Gadolinium EUV Multilayers for Solar Imaging Near 60 nm

Award Information
Agency: National Aeronautics and Space Administration
Branch: N/A
Contract: NNM08AA24C
Agency Tracking Number: 066398
Amount: $600,000.00
Phase: Phase II
Program: SBIR
Awards Year: 2008
Solicitation Year: 2006
Solicitation Topic Code: S3.04
Solicitation Number: N/A
Small Business Information
1361 Amsterdam Avenue, Suite 3B, New York, NY, 10027-2589
DUNS: 169939092
HUBZone Owned: N
Woman Owned: N
Socially and Economically Disadvantaged: N
Principal Investigator
 David Windt
 Principal Investigator
 (212) 678-4932
Business Contact
 David Windt
Title: President
Phone: (212) 678-4932
Research Institution
We propose to develop and commercialize a new class of extreme ultraviolet (EUV) multilayer coatings containing the rare-earth element gadolinium (Gd), designed as efficient narrow-band reflective mirror coatings operating near normal incidence in the 60-65 nm wavelength range.
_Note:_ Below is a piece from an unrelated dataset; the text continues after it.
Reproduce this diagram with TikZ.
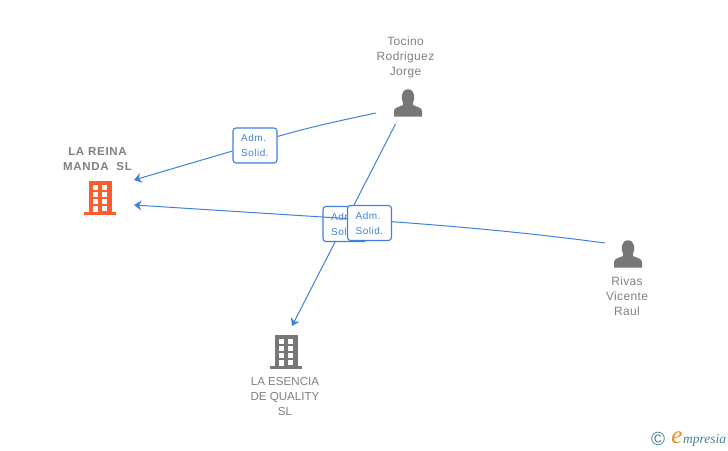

This long-wavelength region of the EUV includes the important solar emission lines O V near l=63.0 nm and Mg X near l=61.0 nm, formed at intermediate temperatures in the solar atmosphere. While narrow-band EUV multilayer coatings are by now widely used in NASA missions for high-resolution solar imaging at wavelengths shorter than 35 nm, the observations made at those wavelengths probe coronal and transition region lines formed at either low (e.g., He II at l=30.4 nm) or high (e.g., numerous Fe lines) temperatures. In contrast, the 60–65 nm wavelength region provides a unique spectral window in which to observe intermediate-temperature solar emission lines. However, efficient narrow-band multilayer coatings operating in this range have been unavailable until now. The successful development of efficient, stable Gd-based multilayers as we propose, based on preliminary experimental results, especially those obtained during our Phase I effort, will therefore enable the construction of new high-resolution solar telescopes tuned to O V or Mg X that will complement existing multilayer telescopes tuned to shorter EUV wavelengths, thereby providing more complete temperature coverage, and leading to better understanding of the solar atmosphere, its variability, and its crucial role in driving space weather. EUV imaging instruments incorporating the multilayer technology we propose to develop may be included in future missions such as RAM, Solar Probe, and Solar Orbiter, as well as future GOES satellites and new Explorer-class missions.